A silky, creamy soup using vegetable peelings and pearl barley.


  • *Vegetable peelings (washed really well & trimmed)

  • Potato

  • Sweet Potato

  • Pumpkin

  • Onion skins

  • Beetroot stems & peelings

  • Zucchini stems

  • Carrot peelings & ends

  • Celery ends

  • Other ingredients

  • 2 vegie stock cubes

  • 1/2 tsp salt

  • pinch white pepper

  • olive oil

  • 1/4-1/2 cup cream (depends on how much soup you're making)

  • 1 cup pearl barley

  • *You need about 1/3 of a pot of peelings to make the soup.


  • 1.

    Cut the vegie peelings & trimmings into smallish pieces.
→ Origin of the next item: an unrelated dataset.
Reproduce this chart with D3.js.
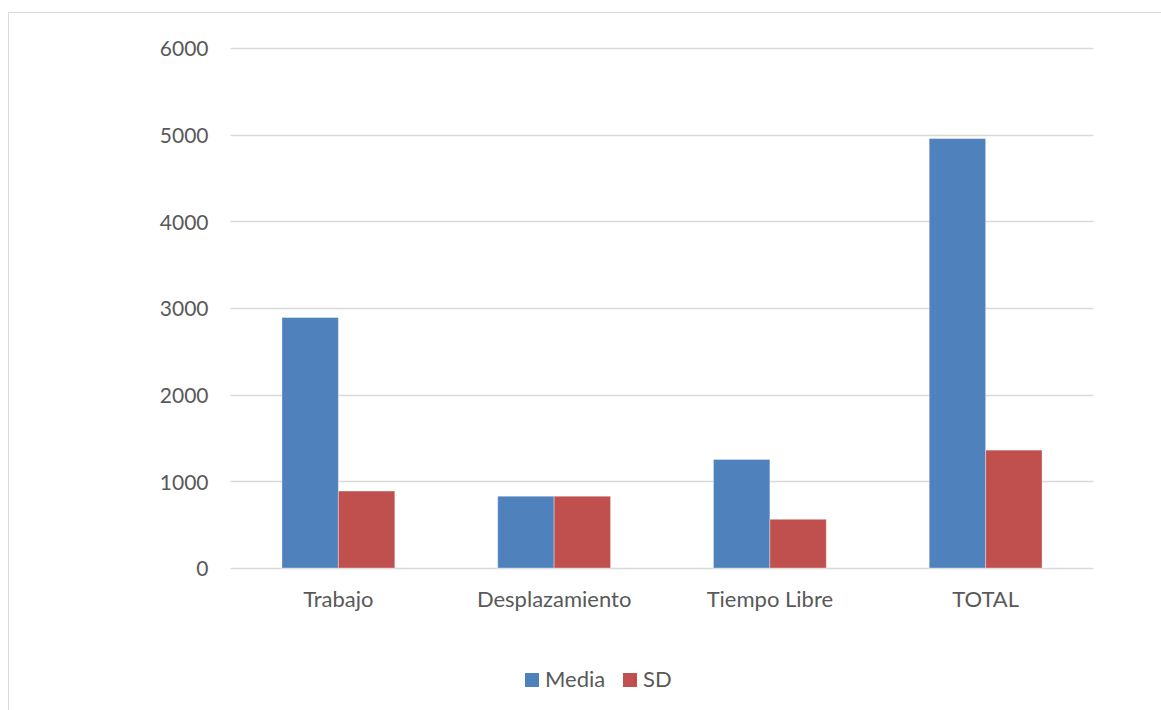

Heat the olive oil in a large pot and brown the vegie peelings over a high heat.

  • 2.

    Add the stock cubes and just enough water to cover then bring to a boil.

  • 3.

    Bring to the boil, then let simmer for 15 minutes.

  • 4.

    Strain through a fine strainer the put back into the pot. Add the pearl barley, bring back to the boil then reduce to a simmer for another 15-20 minutes.

  • 5.

    Once the barley has started to soften, add the salt & pepper to taste and the cream. Heat up just enough to re-warm the soup.

  • 6.

    Serve in a bowl with a chopped parsley or chives to garnish. Serve with crusty bread.


You can use just about any kind of vegie peelings for this. Just make sure you scrub your vegies well before peeling/trimming.

The soup is best with fresh peelings, but you can keep them in a zip lock bag in the freezer until you have enough collected to make the soup.